Throughout Christian history Mary has elicited from artists the leap of imagination that is needed to understand her identity as the God-bearer, the Theotokos. Perhaps the scope of this is caught in a prose quotation that Ann uses to describe the potent mystery of Mary’s response to God in its physical, spiritual and mental dimensions: “it was made with the whole of her being. It was an assent to the totality of herself.” (p.29)

Fourth, Ann attends to damage done by thoughtlessness, as well as the scandal of its institutional and intended force. Apart from explicit violence against women, Ann sharply articulates their more subtle denigration. If Mary alone is blameless and fair among women, as an Orthodox text puts it, what are all other women, as distinct from men, being blamed for? The identification of Mary with women and all outcasts is given a sophisticated exegesis, exemplified by a quotation of devils who say, “Heaven’s the place for all the riff-raff / We’ve got the wheat and God the chaff.” (p 32) 

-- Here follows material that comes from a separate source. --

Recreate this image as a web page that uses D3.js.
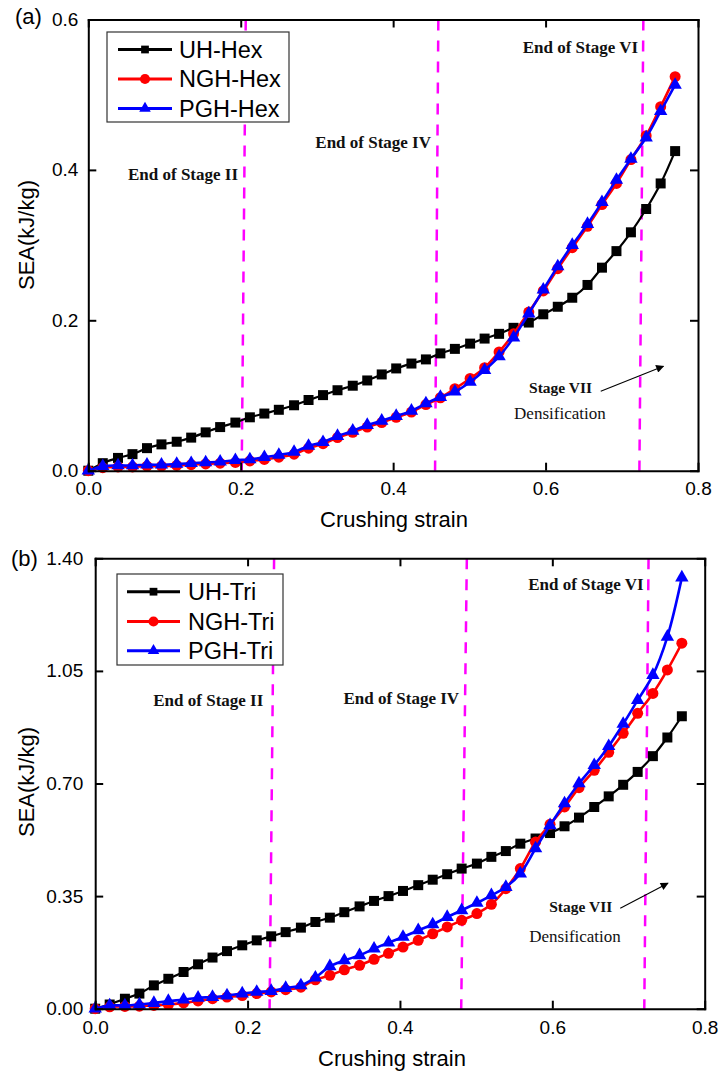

And a more startling challenge follows in Ann’s assessment of what is damaging to men and the call for a fresh, long overdue, examination of Joseph and a new sense of masculinity. This book is robust, stimulating and comforting.  It makes a serious case for recovery of the importance of Mary in the Christian narrative, and it appeals to the best of our human instincts. It holds out a challenge for those who have overlooked the biblical and Marian significance of Pentecost but sadly it does not go further. Perhaps it belongs to others to pick up this challenge in the Church of England and to give serious consideration to an ecclesiology that is simple and humble in its Marian dimension, and boldly resistant to managerial growth. Imagine how that might please the Mothers’ Union and the Society of Mary!

When Searching for Lost Coins was published in 1987 Ann sent me a copy, with a note: “Martin – to cheer you on!” Since then I’ve explored some of the interesting avenues she suggested but, perhaps like student days, not made much substantial progress. However, Grace is Not Faceless is an encouragement to see just how richly diverse and catholic the future has to be.